The War On Our Attention Spans
Whether it is through endless notifications, messaging applications, or chronic social media use, smartphones are undoubtedly diminishing our attention spans. As this trend is normalized, we are becoming gradually oblivious to the fact that our attention is not only limited, but precious to our mental health and well-being.
Smartphones have evolved to offer a multitude of audiovisual functions previously unavailable for consumption in a single portable device. That is also why increasing use of these gizmos is potentially pernicious and invasive to our neural chemistry, in ways that are possibly unfathomable at the moment.
Most smartphone users may not think of themselves as addicts. In the aggregate, however, users are developing a growing dependency on such devices, with some estimates indicating average smartphone use clocking in at over 4 hours a day. Even some programmers and developers in Silicon Valley understand that excessive exposure to the smartphone ecosystem should be restricted for children, largely because they consciously pioneered the backbone of its addictive nature.
This is not only a matter of being hooked on phones. The actual worth of what we are consuming is also being affected. The internet has upended the traditional media and entertainment industries, not least because our massively diffuse attention has dissected and unbundled their flagship experiences. In a world of “listicles”, binge-watching shows, and streaming playlists, we are also unable to read a lengthy news piece, sit through an entire movie at the theater, or even listen to a music album in its entirety without some kind of smartphone distraction threatening to break our concentration.
What then of artistry or creativity, constantly struggling with the pressures of commercial commodification? Erratic attention spans are challenging them on a whole another level.
This is why we should not lose sight of emphasizing attention as a finite, valuable resource in each day, especially since it is ultimately composed of time, money, and energy. After all, how we utilize our attention is an integral part of our mood and overall behavior.
Parents, educators, and employers all have the responsibility to transmit a better awareness of how being bombarded with irrelevant information, pointless distractions, and spontaneous busywork is detrimental to our focus. Once this becomes a routine, we are much more vulnerable to being psychologically manipulated or taken advantage of, particularly in our lapses of decision fatigue.
Much like we used to be advised to limit our exposure to television, these conversations should be just as important as those regarding ethics, privacy, and trust, especially when we will be dealing with the coming reality of neurotechnology and its influence in people’s thought processes.

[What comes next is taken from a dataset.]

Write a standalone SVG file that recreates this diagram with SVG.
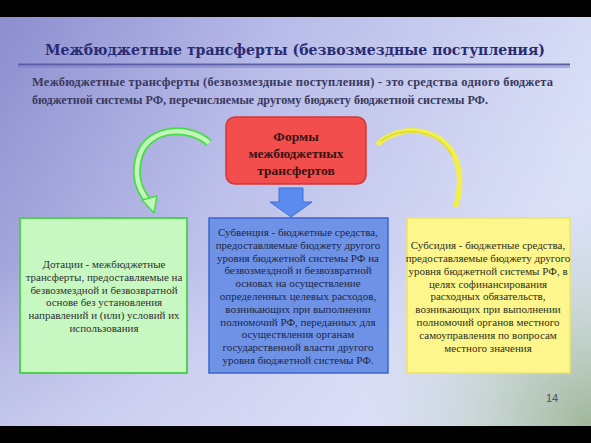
<svg xmlns="http://www.w3.org/2000/svg" width="591" height="443" viewBox="0 0 591 443">
<defs>
<linearGradient id="bg" x1="0" y1="0" x2="1" y2="0.25">
<stop offset="0" stop-color="#8a8cce"/>
<stop offset="0.45" stop-color="#b6bae8"/>
<stop offset="1" stop-color="#d8def6"/>
</linearGradient>
<linearGradient id="bgv" x1="0" y1="0" x2="0" y2="1">
<stop offset="0" stop-color="#ffffff" stop-opacity="0"/>
<stop offset="0.6" stop-color="#ffffff" stop-opacity="0.1"/>
<stop offset="1" stop-color="#e4e8fa" stop-opacity="0.55"/>
</linearGradient>
<radialGradient id="gr" cx="591" cy="426" r="230" gradientUnits="userSpaceOnUse">
<stop offset="0" stop-color="#9cb494" stop-opacity="0.95"/>
<stop offset="0.5" stop-color="#b4c8b4" stop-opacity="0.5"/>
<stop offset="1" stop-color="#c8d4e0" stop-opacity="0"/>
</radialGradient>
<style>
.ttl{font-family:"DejaVu Serif","Liberation Serif",serif;font-weight:bold;font-size:14.5px;fill:#2a2c72}
.par{font-family:"Liberation Serif",serif;font-weight:bold;font-size:12.5px;fill:#3a3a5c}
.hd{font-family:"Liberation Serif",serif;font-weight:bold;font-size:13.5px;fill:#3a1212;text-anchor:middle}
.bx{font-family:"Liberation Serif",serif;font-size:11px;text-anchor:middle}
.pg{font-family:"Liberation Sans",sans-serif;font-size:11px;fill:#505060}
</style>
</defs>
<rect x="0" y="0" width="591" height="443" fill="url(#bg)"/>
<rect x="0" y="0" width="591" height="443" fill="url(#bgv)"/>
<rect x="0" y="0" width="591" height="443" fill="url(#gr)"/>
<rect x="0" y="0" width="591" height="17" fill="#000"/>
<rect x="0" y="426" width="591" height="17" fill="#000"/>

<g id="title">
<text class="ttl" x="295" y="55" text-anchor="middle" textLength="500" lengthAdjust="spacingAndGlyphs">Межбюджетные трансферты (безвозмездные поступления)</text>
<rect x="18" y="63.5" width="552" height="2" fill="#5a5ea8"/>
<rect x="18" y="66.5" width="552" height="1" fill="#7a7ec0"/>
</g>
<g id="definition">
<text class="par" x="32" y="86" textLength="521" lengthAdjust="spacing">Межбюджетные трансферты (безвозмездные поступления) - это средства одного бюджета</text>
<text class="par" x="32" y="104" textLength="456" lengthAdjust="spacingAndGlyphs">бюджетной системы РФ, перечисляемые другому бюджету бюджетной системы РФ.</text>
</g>

<g id="connectors">
<path d="M209,143 C190,125 150,127 140,154 C133,174 139,190 148,201" fill="none" stroke="#48dc48" stroke-width="8" stroke-linecap="butt"/>
<path d="M209,143 C190,125 150,127 140,154 C133,174 139,190 148,201" fill="none" stroke="#c4f6bc" stroke-width="4.5" stroke-linecap="butt"/>
<polygon points="142,200 157,196 154,213" fill="#c4f6bc" stroke="#48dc48" stroke-width="1.5" stroke-linejoin="round"/>
<path d="M379,143 C400,124 440,126 455,157 C462,175 460,192 456,205" fill="none" stroke="#f2ee4a" stroke-width="5.5" stroke-linecap="round"/>
<path d="M381,141 C401,126 438,128 452,156" fill="none" stroke="#d2cc3a" stroke-width="1.5" stroke-linecap="round" opacity="0.7"/>
<polygon points="279,188 303,188 303,202 312,202 291,217 270,202 279,202" fill="#5a8cf0" stroke="#3f6fd6" stroke-width="1"/>
</g>

<g id="forms">
<rect x="226" y="117" width="140" height="67" rx="9" fill="#f24e4e" stroke="#d83434" stroke-width="1.5"/>
<text class="hd" x="296" y="141">Формы</text>
<text class="hd" x="296" y="158">межбюджетных</text>
<text class="hd" x="296" y="175">трансфертов</text>
</g>

<g id="dotacii">
<rect x="20" y="218" width="167" height="155" fill="#c8f8c2" stroke="#4ed24e" stroke-width="2"/>
<g class="bx" fill="#303030">
<text x="104" y="268">Дотации - межбюджетные</text>
<text x="104" y="281">трансферты, предоставляемые на</text>
<text x="104" y="294">безвозмездной и безвозвратной</text>
<text x="104" y="306">основе без установления</text>
<text x="104" y="319">направлений и (или) условий их</text>
<text x="104" y="332">использования</text>
</g>
</g>

<g id="subvencii">
<rect x="209" y="218" width="179" height="155" fill="#6e92e6" stroke="#3c66cc" stroke-width="1.5"/>
<g class="bx" fill="#1c2848">
<text x="298" y="236">Субвенция - бюджетные средства,</text>
<text x="298" y="249">предоставляемые бюджету другого</text>
<text x="298" y="262">уровня бюджетной системы РФ на</text>
<text x="298" y="274">безвозмездной и безвозвратной</text>
<text x="298" y="287">основах на осуществление</text>
<text x="298" y="300">определенных целевых расходов,</text>
<text x="298" y="313">возникающих при выполнении</text>
<text x="298" y="326">полномочий РФ, переданных для</text>
<text x="298" y="338">осуществления органам</text>
<text x="298" y="351">государственной власти другого</text>
<text x="298" y="364">уровня бюджетной системы РФ.</text>
</g>
</g>

<g id="subsidii">
<rect x="407" y="218" width="163" height="155" fill="#fcf68c" stroke="#ece46a" stroke-width="1.5"/>
<g class="bx" fill="#303020">
<text x="488" y="249">Субсидия - бюджетные средства,</text>
<text x="488" y="262">предоставляемые бюджету другого</text>
<text x="488" y="275">уровня бюджетной системы РФ, в</text>
<text x="488" y="288">целях софинансирования</text>
<text x="488" y="300">расходных обязательств,</text>
<text x="488" y="313">возникающих при выполнении</text>
<text x="488" y="326">полномочий органов местного</text>
<text x="488" y="339">самоуправления по вопросам</text>
<text x="488" y="352">местного значения</text>
</g>
</g>

<text class="pg" x="546" y="402">14</text>
</svg>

Mental health is not to be taken lightly, and we should hold focus to a similar standard. As the prevalence of data becomes exponentially greater in our lives, the capacity to filter will become more important than ever before. We must remember that these days, “quality over quantity” often means choosing coherence over scatter.
It should not be unrealistic to introduce some of these principles to our own behavior; for example, encouraging reasonable smartphone etiquette in homes, schools, and workplaces (and yes, there are apps for that). Mindfulness, exercise, and live social interactions should also serve as opportunities for not looking constantly at a smartphone screen.
Personal boundaries matter, and smartphones are no excuse to have others choose them for you. Thankfully, technology can also help us enforce those limits, and make a little more sense of the things that are truly worthy of our finite, valuable attention.